- [What needs to be done]: Scan the records for the string "image"; copy each line where it occurs.

- [Dataset extract]:

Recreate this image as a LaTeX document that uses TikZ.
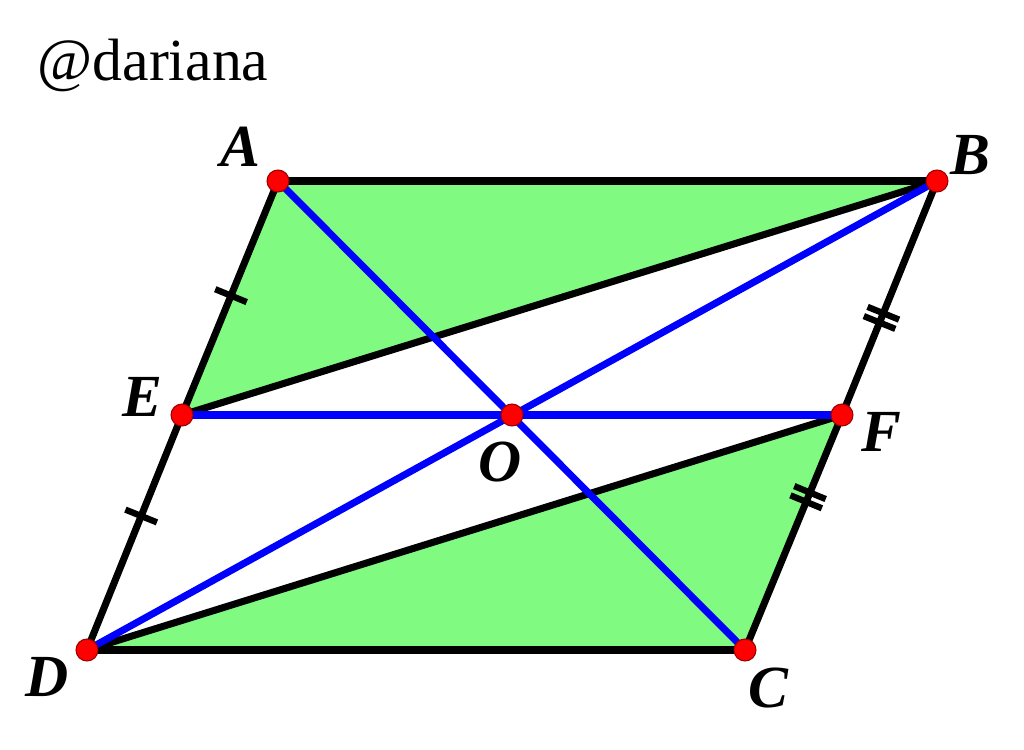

--

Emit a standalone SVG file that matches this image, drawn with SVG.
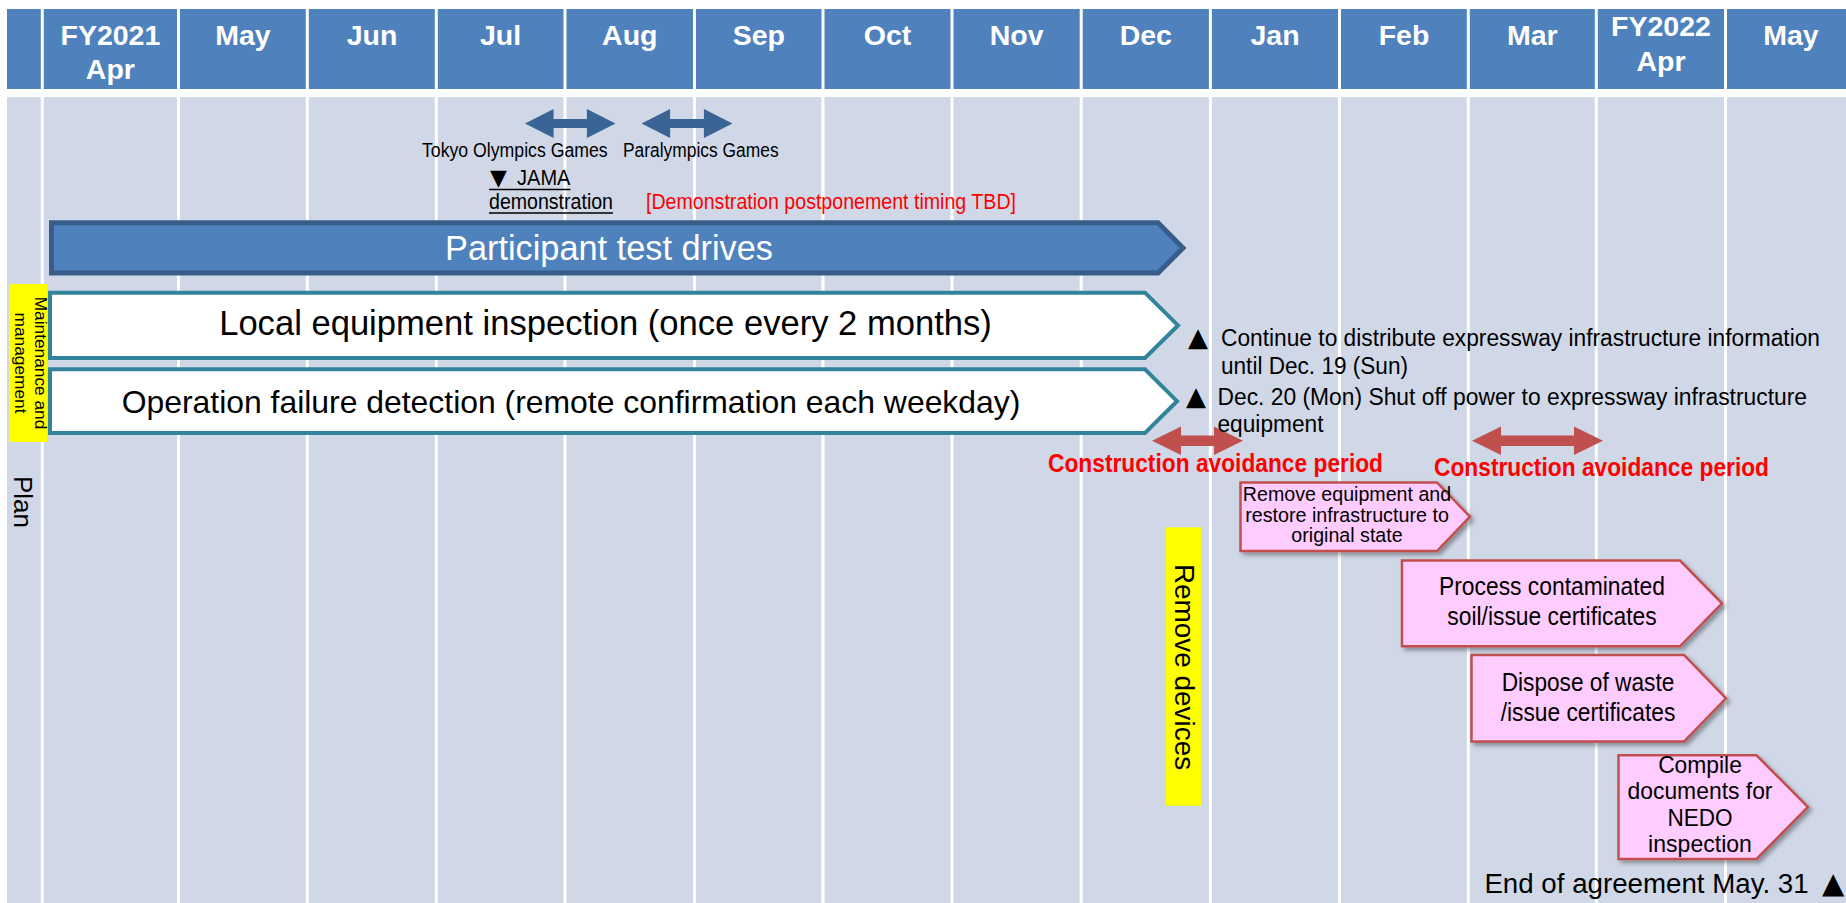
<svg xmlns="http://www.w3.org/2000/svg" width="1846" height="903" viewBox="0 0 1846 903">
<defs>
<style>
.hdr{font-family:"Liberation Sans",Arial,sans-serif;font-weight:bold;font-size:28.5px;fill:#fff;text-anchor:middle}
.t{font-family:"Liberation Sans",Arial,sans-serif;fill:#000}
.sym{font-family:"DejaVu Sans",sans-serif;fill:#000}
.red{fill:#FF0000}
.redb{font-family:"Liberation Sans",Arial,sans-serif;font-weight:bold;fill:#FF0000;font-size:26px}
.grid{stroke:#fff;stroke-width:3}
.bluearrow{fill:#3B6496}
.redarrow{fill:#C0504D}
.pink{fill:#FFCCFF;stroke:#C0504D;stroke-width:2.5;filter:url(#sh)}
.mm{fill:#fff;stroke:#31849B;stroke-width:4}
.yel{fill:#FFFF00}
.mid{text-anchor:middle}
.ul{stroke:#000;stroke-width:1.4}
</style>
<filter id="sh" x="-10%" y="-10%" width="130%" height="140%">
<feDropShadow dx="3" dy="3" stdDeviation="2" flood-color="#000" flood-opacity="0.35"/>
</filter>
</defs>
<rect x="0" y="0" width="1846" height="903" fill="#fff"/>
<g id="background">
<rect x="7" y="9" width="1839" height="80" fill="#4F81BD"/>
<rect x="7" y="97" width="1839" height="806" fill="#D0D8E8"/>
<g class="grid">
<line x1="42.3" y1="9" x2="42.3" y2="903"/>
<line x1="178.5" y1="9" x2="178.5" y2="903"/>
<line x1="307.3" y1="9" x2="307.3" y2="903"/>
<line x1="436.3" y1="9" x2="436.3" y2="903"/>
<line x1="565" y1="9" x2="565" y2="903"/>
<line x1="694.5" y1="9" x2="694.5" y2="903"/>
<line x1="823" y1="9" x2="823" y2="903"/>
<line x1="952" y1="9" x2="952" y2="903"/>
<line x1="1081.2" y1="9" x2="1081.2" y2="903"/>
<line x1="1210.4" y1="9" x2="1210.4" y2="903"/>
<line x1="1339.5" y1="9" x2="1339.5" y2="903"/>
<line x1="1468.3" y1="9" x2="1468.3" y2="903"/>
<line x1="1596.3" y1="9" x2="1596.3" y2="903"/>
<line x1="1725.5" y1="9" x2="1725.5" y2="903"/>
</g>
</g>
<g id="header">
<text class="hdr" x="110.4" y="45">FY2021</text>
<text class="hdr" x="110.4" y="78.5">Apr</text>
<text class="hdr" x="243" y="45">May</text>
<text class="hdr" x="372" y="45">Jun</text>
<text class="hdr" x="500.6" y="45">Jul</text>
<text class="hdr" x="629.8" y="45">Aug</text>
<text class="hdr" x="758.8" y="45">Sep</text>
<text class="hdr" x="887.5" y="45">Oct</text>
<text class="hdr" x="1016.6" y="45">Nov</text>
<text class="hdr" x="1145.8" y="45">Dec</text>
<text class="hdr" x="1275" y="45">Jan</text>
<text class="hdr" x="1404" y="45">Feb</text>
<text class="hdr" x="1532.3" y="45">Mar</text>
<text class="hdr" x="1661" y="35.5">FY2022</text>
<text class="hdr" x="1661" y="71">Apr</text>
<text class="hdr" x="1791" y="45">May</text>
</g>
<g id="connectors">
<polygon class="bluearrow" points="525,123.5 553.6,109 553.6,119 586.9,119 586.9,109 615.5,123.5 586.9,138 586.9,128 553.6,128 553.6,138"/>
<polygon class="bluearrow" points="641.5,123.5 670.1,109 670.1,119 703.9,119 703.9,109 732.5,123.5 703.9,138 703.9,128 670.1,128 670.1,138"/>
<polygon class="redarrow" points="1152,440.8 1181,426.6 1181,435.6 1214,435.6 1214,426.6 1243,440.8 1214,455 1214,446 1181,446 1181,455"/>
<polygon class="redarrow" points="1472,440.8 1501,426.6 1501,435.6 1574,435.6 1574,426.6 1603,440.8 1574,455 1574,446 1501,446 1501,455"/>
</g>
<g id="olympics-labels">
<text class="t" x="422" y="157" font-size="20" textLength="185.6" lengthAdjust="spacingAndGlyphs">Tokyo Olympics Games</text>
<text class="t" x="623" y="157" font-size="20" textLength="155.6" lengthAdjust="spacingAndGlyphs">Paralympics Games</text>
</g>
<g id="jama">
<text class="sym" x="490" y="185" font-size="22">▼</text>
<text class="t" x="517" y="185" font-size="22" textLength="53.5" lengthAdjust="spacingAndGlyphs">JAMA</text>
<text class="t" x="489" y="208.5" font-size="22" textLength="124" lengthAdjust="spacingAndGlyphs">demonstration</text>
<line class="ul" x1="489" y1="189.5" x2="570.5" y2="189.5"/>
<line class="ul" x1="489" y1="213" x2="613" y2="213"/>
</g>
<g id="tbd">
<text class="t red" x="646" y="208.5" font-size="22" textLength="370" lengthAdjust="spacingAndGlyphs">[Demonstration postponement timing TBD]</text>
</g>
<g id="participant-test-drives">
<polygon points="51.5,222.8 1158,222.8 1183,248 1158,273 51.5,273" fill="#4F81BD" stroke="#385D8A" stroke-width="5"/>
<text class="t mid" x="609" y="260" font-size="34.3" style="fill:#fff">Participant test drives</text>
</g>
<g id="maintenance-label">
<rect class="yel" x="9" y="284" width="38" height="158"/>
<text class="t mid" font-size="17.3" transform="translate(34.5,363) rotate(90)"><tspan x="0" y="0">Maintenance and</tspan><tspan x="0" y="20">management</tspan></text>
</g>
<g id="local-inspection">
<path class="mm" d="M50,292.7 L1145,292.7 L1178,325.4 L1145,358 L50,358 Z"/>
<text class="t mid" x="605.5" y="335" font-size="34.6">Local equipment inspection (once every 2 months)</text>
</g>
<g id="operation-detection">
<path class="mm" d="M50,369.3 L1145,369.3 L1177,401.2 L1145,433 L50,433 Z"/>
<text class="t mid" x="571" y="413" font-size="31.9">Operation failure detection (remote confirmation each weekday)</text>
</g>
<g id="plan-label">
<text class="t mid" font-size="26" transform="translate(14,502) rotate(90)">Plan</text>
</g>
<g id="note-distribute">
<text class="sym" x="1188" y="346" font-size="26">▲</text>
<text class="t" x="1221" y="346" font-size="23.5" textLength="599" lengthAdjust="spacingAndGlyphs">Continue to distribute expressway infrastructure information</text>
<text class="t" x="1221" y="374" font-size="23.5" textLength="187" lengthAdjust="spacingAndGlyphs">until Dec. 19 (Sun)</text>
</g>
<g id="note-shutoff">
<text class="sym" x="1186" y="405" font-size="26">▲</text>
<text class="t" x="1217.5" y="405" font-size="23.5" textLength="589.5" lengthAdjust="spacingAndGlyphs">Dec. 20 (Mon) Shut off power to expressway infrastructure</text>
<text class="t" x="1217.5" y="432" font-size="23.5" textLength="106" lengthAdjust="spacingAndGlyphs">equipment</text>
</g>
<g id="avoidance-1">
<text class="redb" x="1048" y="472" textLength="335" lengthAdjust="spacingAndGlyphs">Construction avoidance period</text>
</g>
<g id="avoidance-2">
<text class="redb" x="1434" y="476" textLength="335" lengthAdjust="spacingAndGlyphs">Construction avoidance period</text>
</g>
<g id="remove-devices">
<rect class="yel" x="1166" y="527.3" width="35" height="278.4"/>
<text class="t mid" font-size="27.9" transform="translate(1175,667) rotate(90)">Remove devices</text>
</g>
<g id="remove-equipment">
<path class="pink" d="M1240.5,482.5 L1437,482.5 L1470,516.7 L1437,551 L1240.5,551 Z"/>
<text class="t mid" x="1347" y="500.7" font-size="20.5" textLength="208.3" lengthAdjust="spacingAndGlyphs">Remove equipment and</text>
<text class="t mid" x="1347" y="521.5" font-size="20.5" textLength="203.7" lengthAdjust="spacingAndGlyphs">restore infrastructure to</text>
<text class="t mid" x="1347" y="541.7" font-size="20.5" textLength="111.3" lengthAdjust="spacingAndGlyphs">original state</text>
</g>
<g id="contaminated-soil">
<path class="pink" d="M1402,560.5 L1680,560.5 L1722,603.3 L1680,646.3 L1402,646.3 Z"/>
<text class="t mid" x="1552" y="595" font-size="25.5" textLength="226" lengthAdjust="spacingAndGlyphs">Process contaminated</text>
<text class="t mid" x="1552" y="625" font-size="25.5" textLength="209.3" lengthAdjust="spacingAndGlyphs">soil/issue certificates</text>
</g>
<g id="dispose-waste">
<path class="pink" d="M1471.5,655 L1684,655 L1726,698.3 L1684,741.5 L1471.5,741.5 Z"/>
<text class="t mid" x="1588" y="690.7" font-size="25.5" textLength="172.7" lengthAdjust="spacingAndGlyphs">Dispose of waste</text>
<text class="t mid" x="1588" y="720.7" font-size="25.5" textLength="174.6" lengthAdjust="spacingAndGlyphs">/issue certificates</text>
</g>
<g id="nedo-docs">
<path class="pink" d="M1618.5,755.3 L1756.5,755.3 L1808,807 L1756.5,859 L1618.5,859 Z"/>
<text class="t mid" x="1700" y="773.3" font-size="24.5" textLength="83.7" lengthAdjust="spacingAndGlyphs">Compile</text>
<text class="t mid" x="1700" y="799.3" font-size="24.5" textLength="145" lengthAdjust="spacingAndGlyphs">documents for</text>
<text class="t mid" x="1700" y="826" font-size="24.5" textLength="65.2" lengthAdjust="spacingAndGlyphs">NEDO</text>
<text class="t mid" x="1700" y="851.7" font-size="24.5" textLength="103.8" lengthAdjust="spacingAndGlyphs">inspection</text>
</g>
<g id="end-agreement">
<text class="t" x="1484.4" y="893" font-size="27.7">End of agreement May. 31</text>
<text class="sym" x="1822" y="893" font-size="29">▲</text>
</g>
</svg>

- [The output]:
Recreate this image as a LaTeX document that uses TikZ.
Emit a standalone SVG file that matches this image, drawn with SVG.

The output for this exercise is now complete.